The VIX index fluctuated during the coronavirus crisis to levels that had not been since the financial crisis of 2008. This resulted in a number of ETFs and ETNs that track the VIX index to jump wildly in price. Some of these indexes were leveraged, resulting in even sharper fluctuations and providing riskier opportunities for profits and losses.
During March 2020, the VIX index — which charts the 30-day implied volatility of the S&P 500 based on index options — went above $82, an all time-record that exceeded the $80.86 recorded in late 2008. In the days that have followed however the index dipped reaching a level of 56.14 one month later.
Despite the recent dip, for those searching for volatility, the index has generated many opportunities during the coronavirus pandemic.
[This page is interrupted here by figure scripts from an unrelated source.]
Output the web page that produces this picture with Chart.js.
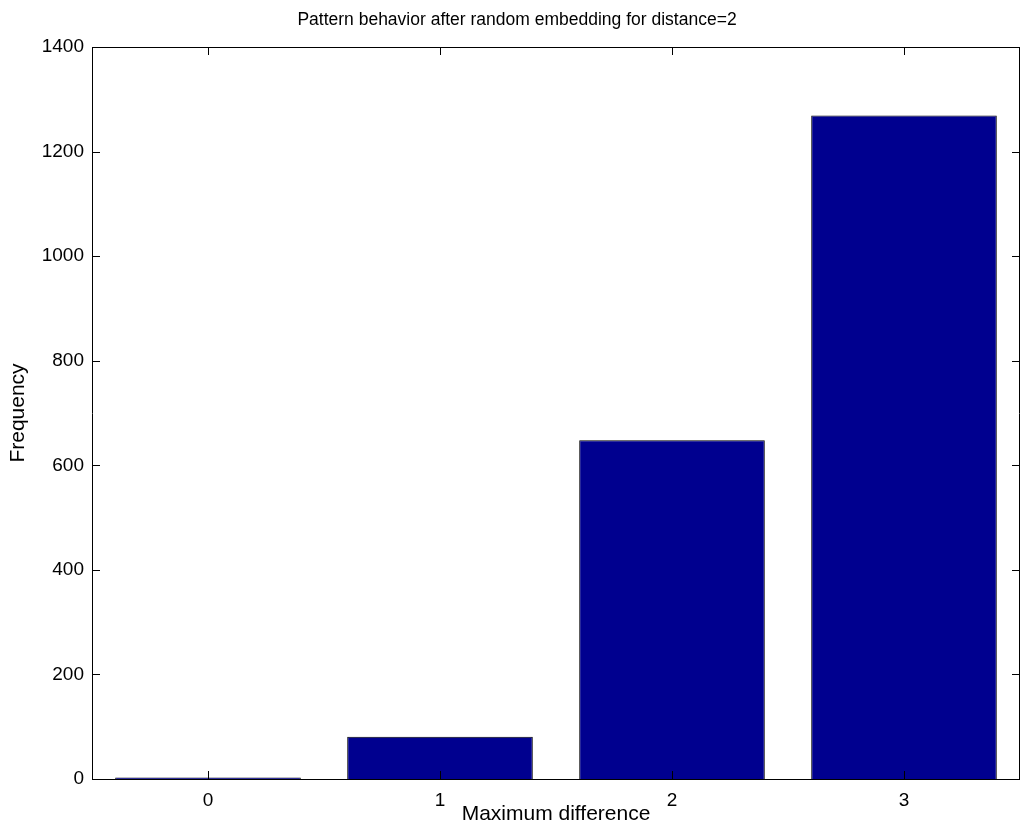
<!DOCTYPE html>
<html>
<head>
<meta charset="utf-8">
<script src="https://cdn.jsdelivr.net/npm/chart.js@4.4.1/dist/chart.umd.min.js"></script>
<style>
  body { margin: 0; background: #fff; }
  #wrap { width: 1030px; height: 840px; }
</style>
</head>
<body>
<div id="wrap"><canvas id="myChart" width="1030" height="840"></canvas></div>
<script>
// values
var categorias = ['0', '1', '2', '3']
var frequencias = [3, 81, 648, 1269]
var ticksY = [0, 200, 400, 600, 800, 1000, 1200, 1400]

var fonte = "'Liberation Sans', Arial, Helvetica, sans-serif"

// MATLAB style box with the tick marks pointing inwards
const caixa = {
    id: 'caixa',
    afterDraw(chart) {
        const ctx = chart.ctx
        const a = chart.chartArea
        const x = chart.scales.x
        const y = chart.scales.y
        const tam = 8
        ctx.save()
        ctx.strokeStyle = 'black'
        ctx.lineWidth = 1
        ctx.beginPath()
        ctx.rect(a.left + 0.5, a.top + 0.5, a.right - a.left - 1, a.bottom - a.top)
        for (var i = 0; i < categorias.length; i++) {
            var px = Math.round(x.getPixelForValue(i)) + 0.5
            ctx.moveTo(px, a.bottom)
            ctx.lineTo(px, a.bottom - tam)
            ctx.moveTo(px, a.top)
            ctx.lineTo(px, a.top + tam)
        }
        for (var j = 0; j < ticksY.length; j++) {
            var py = Math.round(y.getPixelForValue(ticksY[j])) + 0.5
            ctx.moveTo(a.left, py)
            ctx.lineTo(a.left + tam, py)
            ctx.moveTo(a.right, py)
            ctx.lineTo(a.right - tam, py)
        }
        ctx.stroke()
        ctx.restore()
    }
}

const ctx = document.getElementById('myChart');
new Chart(ctx, {
    type: 'bar',
    data: {
        labels: categorias,
        datasets: [{
            label: 'Frequency',
            backgroundColor: 'rgb(0,0,143)',
            borderColor: 'black',
            borderWidth: 1,
            data: frequencias,
            categoryPercentage: 0.8,
            barPercentage: 1
        }]
    },
    options: {
        responsive: false,
        animation: false,
        // left padding only moves the title centre to where the reference has it
        layout: { padding: { left: 14, right: 10, top: 0, bottom: 0 } },
        plugins: {
            legend: { display: false },
            tooltip: { enabled: false },
            title: {
                display: true,
                text: 'Pattern behavior after random embedding for distance=2',
                color: 'black',
                font: { family: fonte, size: 17.5, weight: 'normal' },
                padding: { top: 9.5, bottom: 16.5 }
            }
        },
        scales: {
            x: {
                grid: { display: false, drawTicks: false },
                border: { display: false },
                ticks: { color: 'black', font: { family: fonte, size: 19 }, padding: 10 },
                title: {
                    display: true,
                    text: 'Maximum difference',
                    color: 'black',
                    font: { family: fonte, size: 21 },
                    padding: { top: 0, bottom: 13 }
                },
                afterFit: function(s) { s.height = 61 }
            },
            y: {
                min: 0,
                max: 1400,
                grid: { display: false, drawTicks: false },
                border: { display: false },
                ticks: {
                    stepSize: 200,
                    color: 'black',
                    font: { family: fonte, size: 19 },
                    padding: 8,
                    callback: function(v) { return String(v) }
                },
                title: {
                    display: true,
                    text: 'Frequency',
                    color: 'black',
                    font: { family: fonte, size: 21 },
                    padding: { top: -8.5, bottom: 0 }
                },
                afterFit: function(s) { s.width = 78 }
            }
        }
    },
    plugins: [caixa]
})
</script>
</body>
</html>
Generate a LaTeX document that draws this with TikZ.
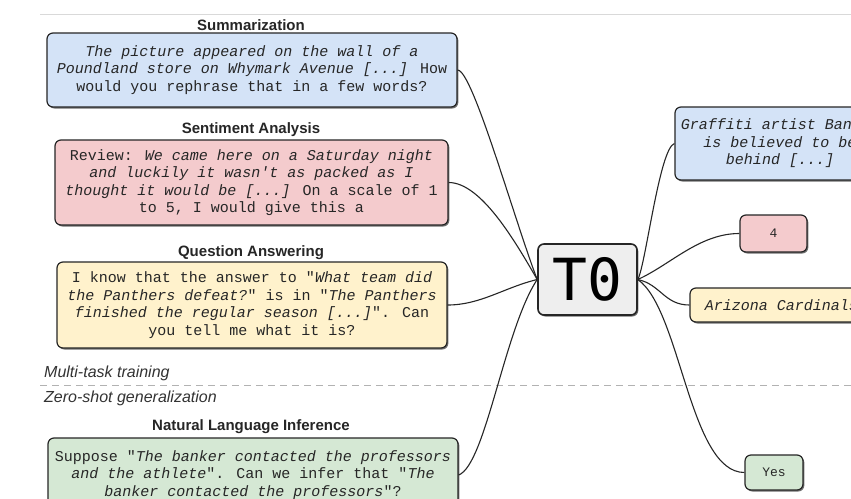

Furthermore, the iPath S&P 500 VIX Short-Term Futures ETN [VXX] — designed to offer exposure to VIX futures contracts — rose by 391% from the 20th February to the 18th March, before dropping again.
For those interested in volatility trading with a higher appetite for risk and who want even greater exposure to the index, the ProShares Ultra VIX Short-Term Futures [UVXY] grew by more than 880% over the same three-week period. This ETF provides leveraged exposure to the S&P 500 VIX Short-Term Futures Index.
Furthermore, since the start of the year, the VelocityShares Daily 2x VIX Short-Term ETN [TVIX] — which provides a two-times leveraged exposure to an index comprised of first- and second-month VIX futures positions — has climbed 664% since the start of the year, according to Reuters, peaking at the 806 level on the 18th March, up 1712% YTD at that point.